# Direction
Leave out any pictures and transcribe all other data below exactly.

::: Information supplied :::

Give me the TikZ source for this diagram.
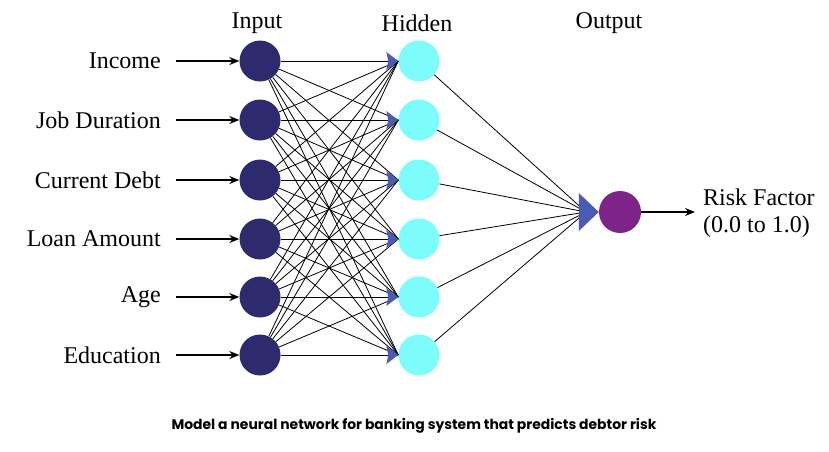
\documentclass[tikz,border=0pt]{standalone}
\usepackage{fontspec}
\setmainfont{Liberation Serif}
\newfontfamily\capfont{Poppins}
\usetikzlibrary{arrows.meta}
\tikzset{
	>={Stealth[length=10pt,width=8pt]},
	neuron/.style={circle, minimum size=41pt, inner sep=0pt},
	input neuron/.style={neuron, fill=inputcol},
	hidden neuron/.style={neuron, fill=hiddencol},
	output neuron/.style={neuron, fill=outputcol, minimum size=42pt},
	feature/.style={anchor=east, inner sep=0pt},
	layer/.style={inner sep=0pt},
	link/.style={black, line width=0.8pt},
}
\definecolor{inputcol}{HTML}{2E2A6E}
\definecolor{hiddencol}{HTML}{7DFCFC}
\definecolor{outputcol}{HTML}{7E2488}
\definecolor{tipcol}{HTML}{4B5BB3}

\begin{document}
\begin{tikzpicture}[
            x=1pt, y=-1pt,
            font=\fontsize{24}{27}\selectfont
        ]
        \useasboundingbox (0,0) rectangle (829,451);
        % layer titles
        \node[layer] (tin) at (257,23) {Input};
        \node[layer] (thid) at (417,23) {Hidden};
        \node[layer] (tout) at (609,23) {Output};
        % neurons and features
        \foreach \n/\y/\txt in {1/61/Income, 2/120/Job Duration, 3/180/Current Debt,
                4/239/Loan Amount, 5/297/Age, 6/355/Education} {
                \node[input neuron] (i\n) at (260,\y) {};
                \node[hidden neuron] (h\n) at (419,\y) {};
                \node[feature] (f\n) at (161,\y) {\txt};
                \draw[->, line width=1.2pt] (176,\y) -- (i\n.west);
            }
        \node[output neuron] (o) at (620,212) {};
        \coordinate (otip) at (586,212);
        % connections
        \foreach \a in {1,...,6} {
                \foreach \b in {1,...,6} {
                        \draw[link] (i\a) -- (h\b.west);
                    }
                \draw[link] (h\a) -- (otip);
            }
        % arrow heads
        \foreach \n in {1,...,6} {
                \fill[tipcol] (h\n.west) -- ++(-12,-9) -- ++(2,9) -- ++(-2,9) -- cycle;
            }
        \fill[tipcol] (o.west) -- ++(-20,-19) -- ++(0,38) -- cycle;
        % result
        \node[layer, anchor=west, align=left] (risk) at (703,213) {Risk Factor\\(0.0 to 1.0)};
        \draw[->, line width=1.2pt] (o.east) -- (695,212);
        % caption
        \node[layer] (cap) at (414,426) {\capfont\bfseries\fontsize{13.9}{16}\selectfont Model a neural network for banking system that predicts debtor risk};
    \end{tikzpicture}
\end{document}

:::

# Written solution
Give me the TikZ source for this diagram.
\documentclass[tikz,border=0pt]{standalone}
\usepackage{fontspec}
\setmainfont{Liberation Serif}
\newfontfamily\capfont{Poppins}
\usetikzlibrary{arrows.meta}
\tikzset{
	>={Stealth[length=10pt,width=8pt]},
	neuron/.style={circle, minimum size=41pt, inner sep=0pt},
	input neuron/.style={neuron, fill=inputcol},
	hidden neuron/.style={neuron, fill=hiddencol},
	output neuron/.style={neuron, fill=outputcol, minimum size=42pt},
	feature/.style={anchor=east, inner sep=0pt},
	layer/.style={inner sep=0pt},
	link/.style={black, line width=0.8pt},
}
\definecolor{inputcol}{HTML}{2E2A6E}
\definecolor{hiddencol}{HTML}{7DFCFC}
\definecolor{outputcol}{HTML}{7E2488}
\definecolor{tipcol}{HTML}{4B5BB3}

\begin{document}
\begin{tikzpicture}[
            x=1pt, y=-1pt,
            font=\fontsize{24}{27}\selectfont
        ]
        \useasboundingbox (0,0) rectangle (829,451);
        % layer titles
        \node[layer] (tin) at (257,23) {Input};
        \node[layer] (thid) at (417,23) {Hidden};
        \node[layer] (tout) at (609,23) {Output};
        % neurons and features
        \foreach \n/\y/\txt in {1/61/Income, 2/120/Job Duration, 3/180/Current Debt,
                4/239/Loan Amount, 5/297/Age, 6/355/Education} {
                \node[input neuron] (i\n) at (260,\y) {};
                \node[hidden neuron] (h\n) at (419,\y) {};
                \node[feature] (f\n) at (161,\y) {\txt};
                \draw[->, line width=1.2pt] (176,\y) -- (i\n.west);
            }
        \node[output neuron] (o) at (620,212) {};
        \coordinate (otip) at (586,212);
        % connections
        \foreach \a in {1,...,6} {
                \foreach \b in {1,...,6} {
                        \draw[link] (i\a) -- (h\b.west);
                    }
                \draw[link] (h\a) -- (otip);
            }
        % arrow heads
        \foreach \n in {1,...,6} {
                \fill[tipcol] (h\n.west) -- ++(-12,-9) -- ++(2,9) -- ++(-2,9) -- cycle;
            }
        \fill[tipcol] (o.west) -- ++(-20,-19) -- ++(0,38) -- cycle;
        % result
        \node[layer, anchor=west, align=left] (risk) at (703,213) {Risk Factor\\(0.0 to 1.0)};
        \draw[->, line width=1.2pt] (o.east) -- (695,212);
        % caption
        \node[layer] (cap) at (414,426) {\capfont\bfseries\fontsize{13.9}{16}\selectfont Model a neural network for banking system that predicts debtor risk};
    \end{tikzpicture}
\end{document}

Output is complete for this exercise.